AIM: Skip every picture and transcribe the remaining material exactly.

GIVEN DATA:
——

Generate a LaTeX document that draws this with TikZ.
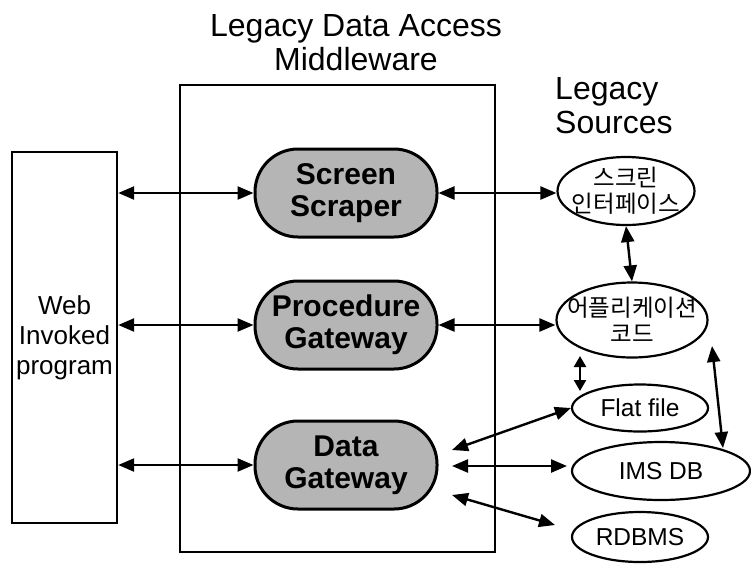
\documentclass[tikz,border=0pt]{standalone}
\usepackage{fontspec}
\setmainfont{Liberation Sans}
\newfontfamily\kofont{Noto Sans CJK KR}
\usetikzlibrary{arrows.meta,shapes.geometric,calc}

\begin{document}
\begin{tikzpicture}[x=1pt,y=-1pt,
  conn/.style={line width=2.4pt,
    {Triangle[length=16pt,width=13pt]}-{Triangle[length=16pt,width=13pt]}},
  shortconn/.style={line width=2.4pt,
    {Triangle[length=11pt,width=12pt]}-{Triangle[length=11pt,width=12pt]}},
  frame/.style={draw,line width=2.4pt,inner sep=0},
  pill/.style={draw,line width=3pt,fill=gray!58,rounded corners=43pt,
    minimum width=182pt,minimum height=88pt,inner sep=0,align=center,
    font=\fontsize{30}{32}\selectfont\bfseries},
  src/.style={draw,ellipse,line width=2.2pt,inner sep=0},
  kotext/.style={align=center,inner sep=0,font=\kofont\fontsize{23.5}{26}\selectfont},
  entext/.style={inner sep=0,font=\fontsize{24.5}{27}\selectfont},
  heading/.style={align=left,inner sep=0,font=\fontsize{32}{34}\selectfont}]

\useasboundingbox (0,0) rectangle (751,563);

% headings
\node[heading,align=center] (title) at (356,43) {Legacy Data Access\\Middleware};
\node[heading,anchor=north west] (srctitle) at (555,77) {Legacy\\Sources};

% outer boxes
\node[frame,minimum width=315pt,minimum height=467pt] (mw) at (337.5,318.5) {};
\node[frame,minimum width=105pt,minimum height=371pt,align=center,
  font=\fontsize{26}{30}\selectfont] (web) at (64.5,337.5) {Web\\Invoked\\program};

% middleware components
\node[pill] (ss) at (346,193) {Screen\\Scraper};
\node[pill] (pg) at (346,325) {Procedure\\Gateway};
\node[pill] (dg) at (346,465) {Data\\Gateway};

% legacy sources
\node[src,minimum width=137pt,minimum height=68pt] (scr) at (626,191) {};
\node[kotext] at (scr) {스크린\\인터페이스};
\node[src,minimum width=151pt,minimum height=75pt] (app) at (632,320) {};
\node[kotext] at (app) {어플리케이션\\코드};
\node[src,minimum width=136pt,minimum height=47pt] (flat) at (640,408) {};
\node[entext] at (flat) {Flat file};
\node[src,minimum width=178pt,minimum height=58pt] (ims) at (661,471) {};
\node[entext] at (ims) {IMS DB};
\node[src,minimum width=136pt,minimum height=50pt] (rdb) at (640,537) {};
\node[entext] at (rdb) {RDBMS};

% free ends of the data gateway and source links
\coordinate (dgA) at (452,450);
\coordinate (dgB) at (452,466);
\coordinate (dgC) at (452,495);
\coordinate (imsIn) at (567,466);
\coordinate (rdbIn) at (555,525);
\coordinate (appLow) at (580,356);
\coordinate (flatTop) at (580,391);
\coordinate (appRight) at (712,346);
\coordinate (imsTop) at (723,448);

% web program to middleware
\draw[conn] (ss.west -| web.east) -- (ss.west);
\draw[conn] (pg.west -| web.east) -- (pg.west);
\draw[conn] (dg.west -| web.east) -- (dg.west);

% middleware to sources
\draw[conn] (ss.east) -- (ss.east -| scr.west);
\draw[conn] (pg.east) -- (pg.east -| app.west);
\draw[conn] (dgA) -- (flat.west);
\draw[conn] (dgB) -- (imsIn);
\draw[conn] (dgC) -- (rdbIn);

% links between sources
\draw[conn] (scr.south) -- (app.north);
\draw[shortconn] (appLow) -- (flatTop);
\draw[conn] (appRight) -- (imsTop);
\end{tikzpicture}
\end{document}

——

FINAL RESULT:
Generate a LaTeX document that draws this with TikZ.
\documentclass[tikz,border=0pt]{standalone}
\usepackage{fontspec}
\setmainfont{Liberation Sans}
\newfontfamily\kofont{Noto Sans CJK KR}
\usetikzlibrary{arrows.meta,shapes.geometric,calc}

\begin{document}
\begin{tikzpicture}[x=1pt,y=-1pt,
  conn/.style={line width=2.4pt,
    {Triangle[length=16pt,width=13pt]}-{Triangle[length=16pt,width=13pt]}},
  shortconn/.style={line width=2.4pt,
    {Triangle[length=11pt,width=12pt]}-{Triangle[length=11pt,width=12pt]}},
  frame/.style={draw,line width=2.4pt,inner sep=0},
  pill/.style={draw,line width=3pt,fill=gray!58,rounded corners=43pt,
    minimum width=182pt,minimum height=88pt,inner sep=0,align=center,
    font=\fontsize{30}{32}\selectfont\bfseries},
  src/.style={draw,ellipse,line width=2.2pt,inner sep=0},
  kotext/.style={align=center,inner sep=0,font=\kofont\fontsize{23.5}{26}\selectfont},
  entext/.style={inner sep=0,font=\fontsize{24.5}{27}\selectfont},
  heading/.style={align=left,inner sep=0,font=\fontsize{32}{34}\selectfont}]

\useasboundingbox (0,0) rectangle (751,563);

% headings
\node[heading,align=center] (title) at (356,43) {Legacy Data Access\\Middleware};
\node[heading,anchor=north west] (srctitle) at (555,77) {Legacy\\Sources};

% outer boxes
\node[frame,minimum width=315pt,minimum height=467pt] (mw) at (337.5,318.5) {};
\node[frame,minimum width=105pt,minimum height=371pt,align=center,
  font=\fontsize{26}{30}\selectfont] (web) at (64.5,337.5) {Web\\Invoked\\program};

% middleware components
\node[pill] (ss) at (346,193) {Screen\\Scraper};
\node[pill] (pg) at (346,325) {Procedure\\Gateway};
\node[pill] (dg) at (346,465) {Data\\Gateway};

% legacy sources
\node[src,minimum width=137pt,minimum height=68pt] (scr) at (626,191) {};
\node[kotext] at (scr) {스크린\\인터페이스};
\node[src,minimum width=151pt,minimum height=75pt] (app) at (632,320) {};
\node[kotext] at (app) {어플리케이션\\코드};
\node[src,minimum width=136pt,minimum height=47pt] (flat) at (640,408) {};
\node[entext] at (flat) {Flat file};
\node[src,minimum width=178pt,minimum height=58pt] (ims) at (661,471) {};
\node[entext] at (ims) {IMS DB};
\node[src,minimum width=136pt,minimum height=50pt] (rdb) at (640,537) {};
\node[entext] at (rdb) {RDBMS};

% free ends of the data gateway and source links
\coordinate (dgA) at (452,450);
\coordinate (dgB) at (452,466);
\coordinate (dgC) at (452,495);
\coordinate (imsIn) at (567,466);
\coordinate (rdbIn) at (555,525);
\coordinate (appLow) at (580,356);
\coordinate (flatTop) at (580,391);
\coordinate (appRight) at (712,346);
\coordinate (imsTop) at (723,448);

% web program to middleware
\draw[conn] (ss.west -| web.east) -- (ss.west);
\draw[conn] (pg.west -| web.east) -- (pg.west);
\draw[conn] (dg.west -| web.east) -- (dg.west);

% middleware to sources
\draw[conn] (ss.east) -- (ss.east -| scr.west);
\draw[conn] (pg.east) -- (pg.east -| app.west);
\draw[conn] (dgA) -- (flat.west);
\draw[conn] (dgB) -- (imsIn);
\draw[conn] (dgC) -- (rdbIn);

% links between sources
\draw[conn] (scr.south) -- (app.north);
\draw[shortconn] (appLow) -- (flatTop);
\draw[conn] (appRight) -- (imsTop);
\end{tikzpicture}
\end{document}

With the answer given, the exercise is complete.